Access to Expertise and Guidance

Advisory shares are a powerful tool for attracting experienced professionals with specialized knowledge that can drive a startup’s growth. These individuals bring valuable insights in areas such as strategy, product development, marketing, or fundraising—critical components for scaling a business. By offering equity in lieu of cash compensation, startups can engage top-tier experts who might otherwise be out of reach financially. These advisors act as strategic partners, helping founders navigate challenges, seize opportunities, and build a strong foundation for long-term success.

Related Resource: Seed Funding for Startups 101: A Complete Guide

Strengthen Credibility and Network

Associating with credible advisors can significantly enhance a startup’s reputation, signaling expertise and trustworthiness to the broader market. Advisors with established industry recognition lend their credibility to the company, boosting its appeal to potential investors, partners, and customers. Beyond reputation, advisors often bring extensive networks of valuable connections, opening doors to strategic partnerships, funding opportunities, and key client relationships. By aligning with respected professionals, startups can accelerate their growth while building trust within their industry.

Cost-Effective Compensation

As we previously mentioned, most businesses that benefit most from advisors are unable to offer them a salary or cash compensation. With advisor shares, startup founders are able to offer shares as compensation and conserve thei cash to help with scaling their business and headcount.

Attract Long-Term Commitment

Vesting schedules play a crucial role in fostering long-term commitment from advisors. By distributing equity over a set period, such as one to four years, advisors are incentivized to remain actively engaged with the startup for the duration of the vesting timeline. This structure ensures that advisors continue to contribute their expertise and resources while aligning their success with the company's growth. The gradual allocation of shares motivates advisors to stay invested in the startup’s achievements, creating a mutually beneficial relationship that drives sustained collaboration and progress.

Drawbacks of Advisory Shares

Of course, offering advisor shares is not for everyone. While there are benefits to offering advisor shares, there are certainly drawbacks as well. Weighing the pros and cons and determining what is right for your business is ultimately up to you.

We always recommend consulting with a lawyer or counsel when determining how to compensate advisors.

Diluted Ownership

The biggest drawback for most founders will be the diluted ownership. By offering shares to advisors, you will be diluting the ownership of yourself and existing shareholders.

As advisors are fully vested in 1-2 years, they will potentially not be invested in future success as other stakeholders and could be costly when taking into account the diluted ownership.

Potential Conflicts of Interest

Advisors might not have the same motivators and incentives as your employees and other shareholders. As their ownership is generally a smaller % and their shares vest early, they are potentially not as incentivized for the growth of your company as employees and larger % owners will be.

Getting in front of these conversations and making sure you have a good read on any potential advisors before bringing them onboard is a good first step to mitigate potential conflicts.

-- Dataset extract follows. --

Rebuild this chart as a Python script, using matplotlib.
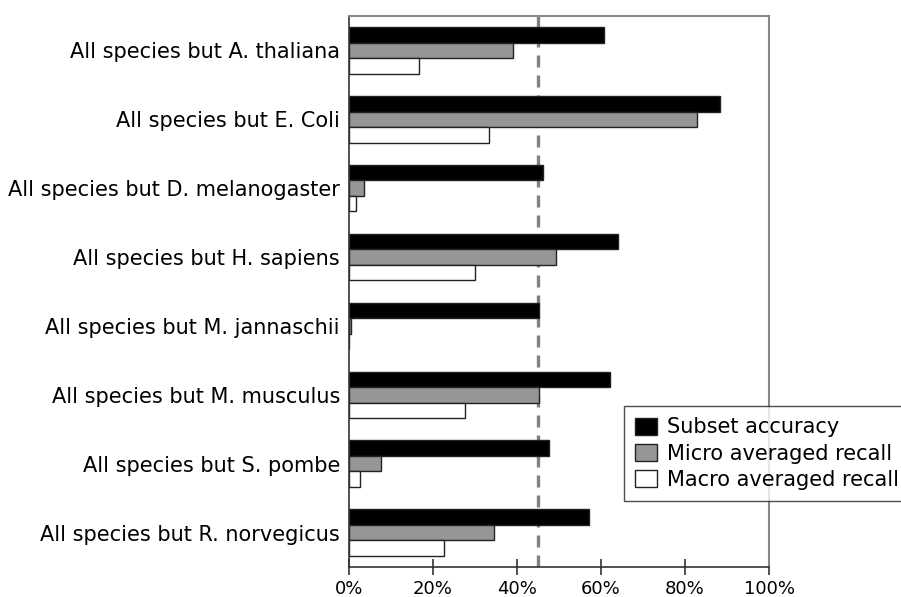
import matplotlib.pyplot as plt
import numpy as np
from matplotlib.ticker import FuncFormatter

especies = ['All species but A. thaliana', 'All species but E. Coli',
            'All species but D. melanogaster', 'All species but H. sapiens',
            'All species but M. jannaschii', 'All species but M. musculus',
            'All species but S. pombe', 'All species but R. norvegicus']

subset_accuracy = [60.7, 88.3, 46.3, 64.0, 45.2, 62.2, 47.7, 57.1]
micro_recall = [39.1, 82.8, 3.5, 49.4, 0.4, 45.2, 7.7, 34.6]
macro_recall = [16.6, 33.3, 1.6, 30.1, 0.1, 27.5, 2.5, 22.7]

umbral = 45

fig = plt.figure(figsize=(9.01, 5.97), dpi=100)
ax = fig.add_axes([349 / 901, 1 - 567 / 597, 420 / 901, 551 / 597])

y = np.arange(len(especies))
alto = 0.225

ax.barh(y - alto, subset_accuracy, height=alto, color='black',
        edgecolor='#222222', linewidth=1, label='Subset accuracy')
ax.barh(y, micro_recall, height=alto, color='#969696',
        edgecolor='#222222', linewidth=1, label='Micro averaged recall')
ax.barh(y + alto, macro_recall, height=alto, color='white',
        edgecolor='#222222', linewidth=1, label='Macro averaged recall')

ax.axvline(umbral, color='#808080', linewidth=2.4, linestyle=(0, (3.6, 2.4)), zorder=0)

ax.set_xlim(0, 100)
ax.set_ylim(len(especies) - 0.5, -0.5)
ax.set_yticks(y)
ax.set_yticklabels(especies, fontsize=15)
ax.set_xticks(np.arange(0, 101, 20))
ax.xaxis.set_major_formatter(FuncFormatter(lambda v, p: f'{v:.0f}%'))
ax.tick_params(axis='x', direction='inout', length=12, width=1.2, color='#333333',
               labelsize=13, pad=3)
ax.tick_params(axis='y', length=0, pad=6.5)

for lado in ['top', 'right']:
    ax.spines[lado].set_color('#888888')
    ax.spines[lado].set_linewidth(1.5)
for lado in ['left', 'bottom']:
    ax.spines[lado].set_color('#333333')
    ax.spines[lado].set_linewidth(1.2)

leg = fig.legend(loc='upper left', bbox_to_anchor=(624 / 901, 1 - 406 / 597),
                 fontsize=15, frameon=True, fancybox=False, edgecolor='#222222',
                 handlelength=1.05, handleheight=0.9, handletextpad=0.45,
                 labelspacing=0.3, borderpad=0.55, borderaxespad=0)
leg.get_frame().set_linewidth(1)

plt.savefig('out.png', dpi=100)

Extra Stakeholder to Manage

Chances are most advisors are helping other companies as well. This means that their attention is divided and you will need to ensure you are getting enough value to warrant dilution.

This also means that you are responsible for managing a relationship and communication with another stakeholder in your business — what can be burdensome on some founders.

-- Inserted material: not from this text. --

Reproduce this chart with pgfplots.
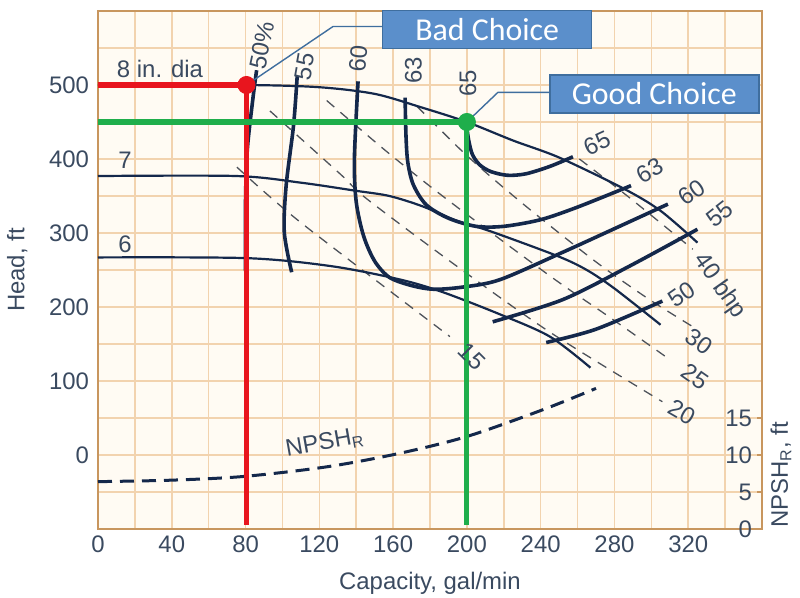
\documentclass[border=0pt]{standalone}
\usepackage{fontspec}
\setmainfont{Liberation Sans}
\newfontfamily\calibri{Carlito}
\usepackage{pgfplots}
\pgfplotsset{compat=1.18}

\definecolor{txt}{HTML}{3A4A60}
\definecolor{navy}{HTML}{14284B}
\definecolor{gridc}{HTML}{F2D3AE}
\definecolor{framec}{HTML}{C8965E}
\definecolor{paper}{HTML}{FFFBF3}
\definecolor{bhpc}{HTML}{4E535B}
\definecolor{boxfill}{HTML}{5B8FCB}
\definecolor{boxedge}{HTML}{3F6E9E}
\definecolor{redl}{HTML}{E8151E}
\definecolor{greenl}{HTML}{1FAE4B}

\tikzset{
  lbl/.style={text=txt, font=\fontsize{12}{14}\selectfont, inner sep=0pt},
  head/.style={navy, line width=1.1bp, smooth},
  eff/.style={navy, line width=1.8bp, smooth},
  bhp/.style={bhpc, line width=0.65bp, dash pattern=on 5bp off 4bp, smooth},
  choice/.style={fill=boxfill, draw=boxedge, line width=0.8bp, minimum width=104.5bp,
    minimum height=19bp, inner sep=0pt, text=white, font=\calibri\fontsize{16}{18}\selectfont},
}

\begin{document}
\begin{tikzpicture}
\path[use as bounding box] (-49bp,-34.5bp) rectangle (351bp,264.5bp);

\begin{axis}[
  at={(0,0)}, anchor=south west,
  scale only axis, width=332bp, height=259bp,
  xmin=0, xmax=360, ymin=-100, ymax=600,
  xtick={0,40,...,360}, xticklabels={0,40,80,120,160,200,240,280,320,},
  ytick={-100,0,...,600}, yticklabels={,0,100,200,300,400,500,},
  minor xtick={20,60,...,340}, minor ytick={-50,50,...,550},
  grid=both,
  major grid style={gridc, line width=0.8bp},
  minor grid style={gridc, line width=0.8bp},
  tick style={draw=none},
  axis line style={framec, line width=1.1bp},
  axis background/.style={fill=paper},
  ticklabel style={font=\fontsize{12}{14}\selectfont, text=txt},
  yticklabel style={xshift=-1bp},
  /pgf/number format/assume math mode=true,
  xlabel={Capacity, gal/min}, ylabel={Head, ft},
  label style={font=\fontsize{12}{14}\selectfont, text=txt},
  xlabel style={yshift=-3bp},
  ylabel style={yshift=4bp},
  clip=false,
]

% brake horsepower lines
\addplot[bhp] coordinates {(75.3,389) (109.5,315) (190.8,160)};
\addplot[bhp] coordinates {(93.2,465) (131.2,380) (145.8,346) (194.6,255) (245,166) (306,72)};
\addplot[bhp] coordinates {(124,479) (158,407) (191,342) (245,242) (277.5,186) (310,129)};
\addplot[bhp] coordinates {(173,471) (196,414) (212.5,377) (236,328) (270.5,260) (299,210) (324.7,170)};
\addplot[bhp] coordinates {(261,400) (287,350) (322.5,278)};

% head-capacity curves for each impeller diameter
\addplot[head] coordinates {(0,500) (80,500) (120,497) (150,488) (175,470) (200,450) (225,425) (250,402) (285,360) (305,330) (325,287)};
\addplot[head] coordinates {(0,377) (75,377) (110,368) (140,357) (158,350) (176,336) (195,316) (212,303) (249,269) (265,250) (280,225) (305,176)};
\addplot[head] coordinates {(0,267) (81,266) (127,255) (164,237) (187,220) (218,190) (245,160) (267,118)};

% efficiency curves
\addplot[eff] coordinates {(86,520) (84,482) (81,414) (80,346) (80,248)};
\addplot[eff] coordinates {(108,512) (106,445) (102,364) (101,301) (105,247)};
\addplot[eff] coordinates {(141,505) (139,400) (140,342) (144,296) (150,262) (158,240) (170,229) (182,224) (198,227) (218,237) (252,274) (288,315) (309,339)};
\addplot[eff] coordinates {(166.5,483) (167,430) (168,395) (171,365) (178,338) (190,320) (205,309) (220,309) (240,318) (260,335) (289,364)};
\addplot[eff] coordinates {(200,442) (201,425) (203,406) (207,392) (213,383) (222,378) (232,380) (245,390) (257.5,403)};
\addplot[eff] coordinates {(214,180) (252,210) (288,255) (325,305)};
\addplot[eff] coordinates {(243,152) (270,170) (306,208)};

% required NPSH, read on the right-hand scale
\addplot[navy, line width=1.5bp, dash pattern=on 7bp off 4bp, smooth]
  table[x=q, y expr=10*\thisrow{npsh}-100] {
  q    npsh
  0    6.4
  40   6.6
  79   7.1
  124  8.4
  163  10.2
  200  12.5
  241  16.1
  270  19.0
};

% selected operating points
\addplot[redl, line width=2.6bp] coordinates {(0,500) (80.5,500) (80.5,-95)};
\addplot[greenl, line width=2.6bp] coordinates {(0,450) (200,450) (200,-95)};
\addplot[boxedge, line width=0.7bp] coordinates {(80.5,500) (127.4,579) (154.5,579)};
\addplot[boxedge, line width=0.7bp] coordinates {(200,450) (216.8,490) (245,490)};
\addplot[only marks, mark=*, mark size=4.3bp, redl] coordinates {(80.5,500)};
\addplot[only marks, mark=*, mark size=4.3bp, greenl] coordinates {(200,450)};

\node[choice] at (axis cs:211,575) {Bad Choice};
\node[choice] at (axis cs:301.6,487.8) {Good Choice};

% curve labels
\node[lbl] at (axis cs:33.6,522) {8 in. dia};
\node[lbl] at (axis cs:14.6,398) {7};
\node[lbl] at (axis cs:14.6,285) {6};
\node[lbl, rotate=78] at (axis cs:89,553) {50\%};
\node[lbl, rotate=80] at (axis cs:112,525) {55};
\node[lbl, rotate=85] at (axis cs:141,536) {60};
\node[lbl, rotate=90] at (axis cs:171,520) {63};
\node[lbl, rotate=90] at (axis cs:200.5,502) {65};
\node[lbl, rotate=25] at (axis cs:270.5,421) {65};
\node[lbl, rotate=30] at (axis cs:299,384) {63};
\node[lbl, rotate=35] at (axis cs:322,355) {60};
\node[lbl, rotate=38] at (axis cs:337,326) {55};
\node[lbl, rotate=35] at (axis cs:316.5,217) {50};
\node[lbl, rotate=-55] at (axis cs:337,228) {40 bhp};
\node[lbl, rotate=-35] at (axis cs:326,153) {30};
\node[lbl, rotate=-35] at (axis cs:323.6,106) {25};
\node[lbl, rotate=-30] at (axis cs:316.5,58) {20};
\node[lbl, rotate=-45] at (axis cs:202.7,133) {15};
\node[lbl, rotate=10] at (axis cs:123,16) {NPSH\textsubscript{R}};
\node[xshift=9.5bp, lbl, rotate=90] at (axis cs:360,-27) {NPSH\textsubscript{R}, ft};
\end{axis}

% right-hand NPSH scale
\begin{axis}[
  at={(0,0)}, anchor=south west,
  scale only axis, width=332bp, height=259bp,
  xmin=0, xmax=360, ymin=0, ymax=70,
  axis x line=none, axis y line*=right,
  axis line style={draw=none},
  ytick={0,5,10,15},
  tick align=inside, major tick length=2.5bp,
  ytick style={draw=framec, line width=0.8bp},
  yticklabel style={anchor=east, xshift=-1.5bp, font=\fontsize{12}{14}\selectfont, text=txt},
  /pgf/number format/assume math mode=true,
]
\addplot[draw=none] coordinates {(0,0) (360,70)};
\end{axis}
\end{tikzpicture}
\end{document}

The 2 Variations of Advisory Shares

Advisory shares are generally offered in 2 variations — restricted stock awards and stock options. Learn more about each option and what they mean below:

Restricted Stock Awards

Restricted stock awards (RSAs) are a form of equity compensation where shares are granted to an individual with certain restrictions, typically tied to a vesting schedule or performance milestones. Unlike stock options, RSAs represent ownership of the shares from the moment they are granted, though the recipient may not fully control or sell them until the restrictions are lifted. These shares often include voting rights and entitle the recipient to dividends, aligning their interests with the company’s long-term success. Restricted stock awards are commonly used to reward early contributors or advisors, ensuring their commitment while providing immediate equity ownership subject to conditions.

Stock Options

Stock options are a type of equity compensation that grants the recipient the right to purchase company shares at a fixed price, known as the exercise price, within a specified timeframe. Unlike restricted stock awards, stock options do not represent immediate ownership but provide the potential to acquire shares if certain conditions, such as vesting schedules or performance milestones, are met. The exercise price is typically set at the fair market value of the shares at the time of the grant. If the company’s valuation increases, the recipient can profit by purchasing the shares at the lower exercise price and selling them at the higher market value. Stock options are often used to align the recipient’s incentives with the company’s growth, encouraging active involvement and long-term commitment.

Who Gets to Issue Advisory Shares?

Issuing advisory shares is typically reserved for the founder or CEO of a company. Having a decision-making process and gameplan when issuing advisory shares is important. This might mean offering no shares at all, having an allocated amount of advisor shares from the get go, or something inbetween.

Making sure your board of directors and other key stakeholders are on board is crucial to make sure that interest and strategy stays aligned for all stakeholders.

Related resource: Is An Advisory Board Paid? What Startups Should Know

How Many Shares Should You Give a Startup Advisor?

Determining the number of shares to offer a startup advisor requires balancing sufficient incentives with managing equity dilution. The exact amount will vary based on factors such as the advisor’s experience, expected contribution, and time commitment. Advisors who bring extensive industry expertise or access to valuable networks may justify a higher equity allocation than those with a more limited role.

According to guidelines referenced by Silicon Valley Bank, advisors are often granted between 0.25% and 1% of the company's equity, depending on the startup's stage and the nature of the advisory role. Structuring this compensation strategically- including a vesting schedule or performance milestones- helps ensure that the advisor’s contributions provide meaningful value while maintaining flexibility for the company.